France

Maintien de l’ordre : La Défenseure des droits s’inquiète « d’un climat qui fragilise l’équilibre démocratique »

Claire Hédon, la Défenseure des Droits, ne se fait pas d’illusion : si ce lundi matin, à l’heure de livrer le bilan annuel de l’institution qu’elle dirige depuis près de trois ans, la salle est pleine à craquer, c’est avant tout pour l’entendre parler de la déontologie des forces de l’ordre. Depuis le début de l’année, et plus précisément au cours du dernier mois, ses services ont été saisis à 115 reprises en marge des manifestations contre la réforme des retraites. « Les témoignages et les images qui nous parviennent laissent penser que les droits ont été bafoués », insiste la Défenseure, déplorant le fait que l’effet de répétition de ces affaires « contribue à rendre habituel ce qui est inacceptable ». Et par-là même, à « ébranler la confiance dans l’institution ».

Si elle refuse de se prononcer sur les dossiers en question – notamment parce qu’ils font l’objet d’une enquête approfondie, dans laquelle les parties en présence mais également la hiérarchie sont entendues – elle reconnaît des « images excessivement choquantes et des propos inadmissibles ». Des faits dont elle s’était déjà émue à plusieurs reprises dans les médias et qui avait poussé le préfet de police de Paris, Laurent Nuñez, à l’inviter à passer une après-midi en salle de commandement. « Elle verra que j’engage la force quand des individus tout grimés, tout en noir commencent à casser des commerces », avait insisté le chef de la police parisienne, estimant que les interventions étaient menées avec « beaucoup de proportion ».

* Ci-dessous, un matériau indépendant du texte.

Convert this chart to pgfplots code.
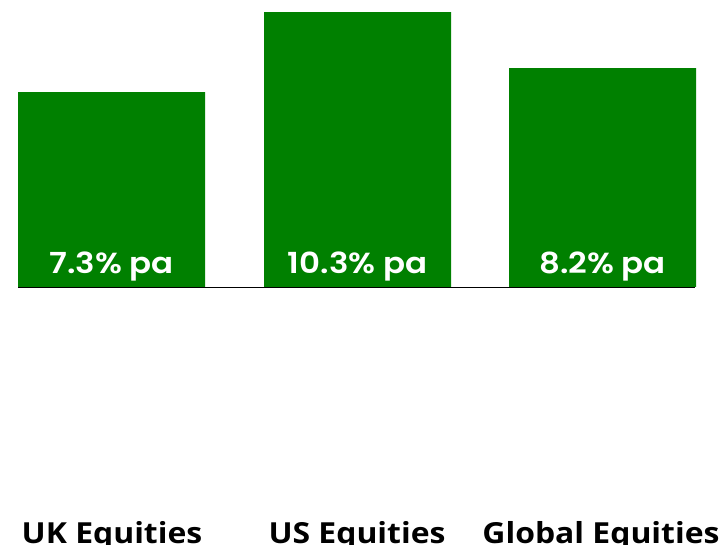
\documentclass[border=0pt]{standalone}
\usepackage{fontspec}
\setmainfont{Open Sans}[Ligatures=NoCommon]
\newfontfamily\labfont{Open Sans}[Ligatures=NoCommon, FakeStretch=1.1]
\newfontfamily\valfont{Poppins SemiBold}[FakeStretch=1.12]
\usepackage{pgfplots}
\pgfplotsset{compat=1.18}
\definecolor{bargreen}{HTML}{008000}
\begin{document}
\begin{tikzpicture}[x=1pt,y=1pt]
\path[use as bounding box] (0,-258) rectangle (722,287);
\begin{axis}[
  at={(0,0)}, anchor=south west,
  scale only axis, width=722pt, height=287pt,
  xmin=0, xmax=722, ymin=0, ymax=10.75,
  hide axis, clip=false,
  ybar, bar width=187pt,
]
\addplot[fill=bargreen, draw=none] coordinates {(111.5,7.3) (357.5,10.3) (602.5,8.2)};
\draw[black, line width=0.8pt] (axis cs:18,0) -- (axis cs:695,0);
\node[white, font=\valfont\fontsize{29}{30}\selectfont, anchor=base] at (axis cs:111.5,0.52) {7.3\% pa};
\node[white, font=\valfont\fontsize{29}{30}\selectfont, anchor=base] at (axis cs:357.5,0.52) {10.3\% pa};
\node[white, font=\valfont\fontsize{29}{30}\selectfont, anchor=base] at (axis cs:602.5,0.52) {8.2\% pa};
\end{axis}
\node[font=\labfont\fontsize{29}{30}\selectfont\bfseries, anchor=base] at (112,-256) {UK Equities};
\node[font=\labfont\fontsize{29}{30}\selectfont\bfseries, anchor=base] at (357,-256) {US Equities};
\node[font=\labfont\fontsize{29}{30}\selectfont\bfseries, anchor=base] at (601,-256) {Global Equities};
\end{tikzpicture}
\end{document}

La moitié des réclamations est contre la police

« On ne voit pas tout dans une salle de commandement », s’est contentée de répondre Claire Hédon, expliquant néanmoins que sa présence en salle de commandement, illustre les échanges réguliers qu’elle entretient avec les forces de l’ordre. En revanche, la Défenseure des droits a fermement rappelé la nécessité de préserver la liberté de manifester et d’association, référence à peine voilée à la polémique autour de la Ligue des Droits de l’Homme. « Je m’inquiète d’un climat qui fragilise l’équilibre démocratique ».

Plus généralement, l’essentiel des réclamations de l’année 2022 en matière de contrôle des forces de sécurité, concerne des faits de violence, des refus de plainte et des propos déplacés. Et les chiffres des mis en cause sont édifiants : dans près d’un cas sur deux, la police nationale est pointée du doigt, loin devant la gendarmerie (20 %) et l’administration pénitentiaire (12 %). Une différence qui s’explique, selon elle, par le niveau de recrutement, la formation et l’encadrement « supérieure chez les gendarmes ».

Reste que ses affaires représentent une toute petite part des saisines du Défenseure des droits : sur les 126.000 réclamations enregistrées en 2022, soit 26 % de plus en deux ans, 85 % concernent des problèmes d’accès au service public.